Genocide: a term we use too often or not enough
Young, old, school uniforms and zimmer frames – they came. Muslms in veils and hijabs. Christians too, people no doubt of no faith and of course Jews. Jews like Solly Irving who survived a number of Nazi forced-labour camps like Buchenwald. Here today, he said, because it matters so much to tell young people about it.
“I live in Plymouth now and you know? I have spoken to over 25,000 school children there down the years. For 30 years I said nothing. But now, if these children meet someone who denies the Holocaust they can say, ‘No – Solly Irving came to see us. He stood before us. He told us’.”
Aptly enough school children were a major part of the audience today along with Solly, Prince Charles and the prime minister at Westminster’s Central Methodist Hall. Here David Cameron announced a £50m education programme for Holocaust education in the UK.
And not just the Final Solution. Today’s organisers, the The Holocaust Memorial Day Trust (HMDT), emphasise that it is about recognising the series of genocides said to have happened since the Nazis.
Any use of the term is highly controversial but, by one legal definition, it includes Cambodia, Rwanda, Bosnia and Darfur, and they are remembered in today’s commemoration ceremony.
In 1946 the UN resolved that genocide be a crime under international law, its convention defining it as any of the following acts committed with intent to destroy, in whole or in part, a national, ethical, racial or religious group by:
a.

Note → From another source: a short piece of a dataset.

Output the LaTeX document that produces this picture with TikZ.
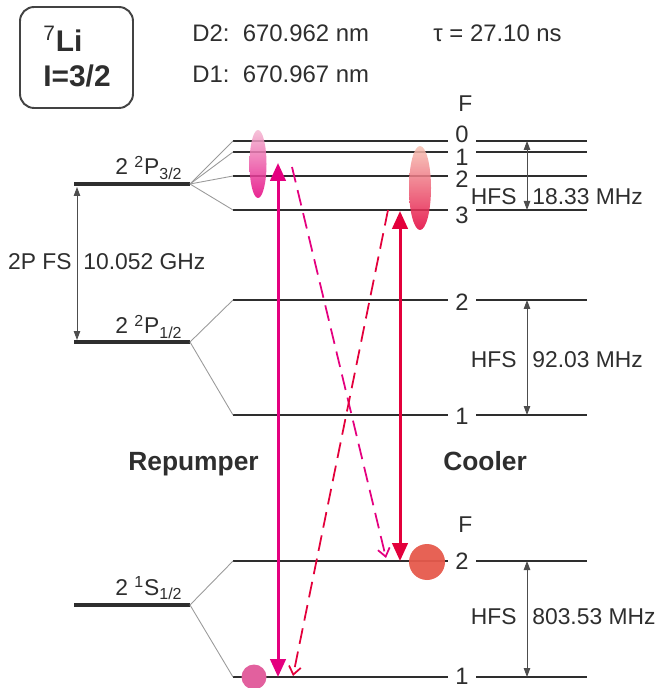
\documentclass[tikz,border=0pt]{standalone}
\usepackage{fontspec}
\setmainfont{Liberation Sans}
\usetikzlibrary{arrows.meta,shapes.geometric}
\definecolor{LiInk}{HTML}{2E2E2E}
\definecolor{LiGrey}{HTML}{9A9A9A}
\definecolor{RepMagenta}{HTML}{E4007F}
\definecolor{CoolRed}{HTML}{E3003B}
\definecolor{RepPink}{HTML}{F4B8D2}
\definecolor{CoolSalmon}{HTML}{F6C2B2}
\definecolor{CoolSpot}{HTML}{E65A4C}
\definecolor{RepSpot}{HTML}{E2609E}

\begin{document}
\begin{tikzpicture}[x=0.02cm,y=-0.02cm,
  every node/.style={inner sep=0pt,text=LiInk,font=\fontsize{13}{15}\selectfont},
  finelev/.style={draw=LiInk,line width=2.8pt},
  hfslev/.style={draw=LiInk,line width=0.9pt},
  split/.style={draw=LiGrey,line width=0.5pt},
  span/.style={draw=LiInk!85,line width=0.5pt,{Triangle[length=1.8mm,width=1.3mm]}-{Triangle[length=1.8mm,width=1.3mm]}},
  pump/.style={line width=1.7pt,{Triangle[length=3.6mm,width=3.1mm]}-{Triangle[length=3.6mm,width=3.1mm]}},
  decay/.style={line width=1pt,dash pattern=on 9pt off 4.5pt,-{Straight Barb[length=1.6mm,width=2.4mm]}},
  heading/.style={font=\bfseries\fontsize{15}{18}\selectfont},
  topline/.style={font=\fontsize{13.6}{16}\selectfont,anchor=base west},
  boxtext/.style={font=\bfseries\fontsize{17}{20}\selectfont,anchor=base west},
  cloud/.style={ellipse,opacity=0.85}]
\useasboundingbox (0,0) rectangle (662,688);

\node[draw=LiInk!90,line width=1.1pt,rounded corners=8pt,minimum width=2.26cm,minimum height=2.02cm] (isobox) at (76.5,57.5) {};
\node[boxtext] (isoname) at (43,52) {\textsuperscript{\mdseries 7}Li};
\node[boxtext] (isospin) at (43,87) {I=3/2};
\node[topline] (dtwo) at (192,42) {D2:\ \ 670.962 nm};
\node[topline] (done) at (192,83) {D1:\ \ 670.967 nm};
\node[topline] (tau) at (433,42) {τ = 27.10 ns};

\foreach \lev/\yy/\ty/\tx in {ptwo/184/175/{2 \textsuperscript{2}P\textsubscript{3/2}},
    pone/342/334/{2 \textsuperscript{2}P\textsubscript{1/2}},
    sone/605/595/{2 \textsuperscript{1}S\textsubscript{1/2}}}{
  \coordinate (\lev-l) at (74,\yy);
  \coordinate (\lev-r) at (190,\yy);
  \draw[finelev] (\lev-l) -- (\lev-r);
  \node[anchor=base west] (\lev-t) at (115,\ty) {\tx};
}

\foreach \lev/\yy/\fy/\fl/\lw in {pa/141/134/0/0.9pt, pb/152/157/1/0.9pt, pc/176/179/2/1.5pt, pd/210/215/3/0.9pt,
    qa/300/302/2/0.9pt, qb/415/416/1/0.9pt, sa/561/561/2/0.8pt, sb/677/676/1/0.8pt}{
  \coordinate (\lev-l) at (233,\yy);
  \coordinate (\lev-r) at (587,\yy);
  \coordinate (\lev-m) at (527,\yy);
  \node[font=\fontsize{13.5}{15}\selectfont] (\lev-f) at (462,\fy) {\fl};
  \draw[hfslev,line width=\lw] (\lev-l) -- (448,\yy) (476,\yy) -- (\lev-r);
}
\node[anchor=base west] (fup) at (458,112) {F};
\node[anchor=base west] (fdown) at (458,532) {F};

\foreach \lev in {pa,pb,pc,pd} \draw[split] (ptwo-r) -- (\lev-l);
\foreach \lev in {qa,qb} \draw[split] (pone-r) -- (\lev-l);
\foreach \lev in {sa,sb} \draw[split] (sone-r) -- (\lev-l);

\coordinate (fs-hi) at (77,187);
\coordinate (fs-lo) at (77,340);
\draw[span] (fs-hi) -- (fs-lo);
\node[anchor=base east] (fs-name) at (72,270) {2P FS};
\node[anchor=base west] (fs-val) at (83,270) {10.052 GHz};

\foreach \hi/\lo/\by/\val in {pa/pd/205/18.33, qa/qb/367/92.03, sa/sb/624/803.53}{
  \draw[span] (\hi-m) -- (\lo-m);
  \node[anchor=base east] (\hi-hfs) at (517,\by) {HFS};
  \node[anchor=base west] (\hi-val) at (532,\by) {\val\ MHz};
}

\node[heading,anchor=base west] (repname) at (128,470) {Repumper};
\node[heading,anchor=base west] (coolname) at (443,470) {Cooler};

\node[cloud,top color=RepPink,bottom color=RepMagenta,minimum width=0.34cm,minimum height=1.36cm] (repcloud) at (258,164) {};
\node[cloud,top color=CoolSalmon,bottom color=CoolRed,minimum width=0.44cm,minimum height=1.68cm] (coolcloud) at (420,188) {};
\node[circle,fill=CoolSpot,opacity=0.95,minimum size=0.72cm] (coolspot) at (427,562) {};
\node[circle,fill=RepSpot,minimum size=0.5cm] (repspot) at (254,677) {};

\coordinate (rep-lo) at (278,677);
\coordinate (rep-hi) at (278,163);
\coordinate (cool-lo) at (400,561);
\coordinate (cool-hi) at (400,211);
\draw[pump,RepMagenta] (rep-lo) -- (rep-hi);
\draw[pump,CoolRed] (cool-lo) -- (cool-hi);

\coordinate (repd-a) at (292,167);
\coordinate (repd-b) at (386,558);
\coordinate (coold-a) at (388,210);
\coordinate (coold-b) at (293,676);
\draw[decay,RepMagenta] (repd-a) -- (repd-b);
\draw[decay,CoolRed] (coold-a) -- (coold-b);
\end{tikzpicture}
\end{document}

Killing members of the group
b. Causing serious bodily or mental harm to members of the group
c. Deliberately inflicting on the group conditions of life calculated to bring about its physical destruction in whole or in part
d. Imposing measures intended to prevent births within the group
e. Forcibly transferring children of the group to another group
So why Cambodia, Rwanda, Bosnia and Darfur? Or why not Armenia or the US or Australian ravages of their indigenous people? Or England and the Irish Famine? Indeed some would want Palestine cited after Israeli actions in Gaza – the definition is nothing if not controversial.
Well, the HMDT goes with international criminal tribunal rulings since 1946, where suspects have been indicted for war crimes up to and including genocide.
Genocide cases are currently before the Extraordinary Chambers of the Court of Cambodia. Dozens of perpetrators have been found guilty of genocide by the International Criminal Tribunal for Rwanda.
In 2004 the Appeals Chamber of the International Criminal Tribunal for the former Yugoslavia ruled that the 1995 Srebrenica massacre constituted genocide.
In 2010 Sudanese President Omar al-Bashir was indicted with three counts of genocide by the International Criminal Court, for his role in ordering the genocide in Darfur.
The UK government recognises the term genocide as applicable to the Holocaust, the 1994 killings in Rwanda (as found by the International Criminal Tribunal for Rwanda) and the 1995 massacre at Srebrenica, and is monitoring the outcome of the tribunals relating to Cambodia and Darfur.
But this is of course just one position. Notably absent is the widely cited Armenian genocide carried out by Turkey during and after world war one in which up to 1.5 million Armenians were systematically slaughtered. To this day, Turkey refuses even to recognise that it was genocide.
Equally to deny it is a criminal offence in at least three European countries – Switzerland, Slovenia and Greece. One example – one starting point for a much wider debate on whether genocide is an over-used term, or not nearly widely used enough.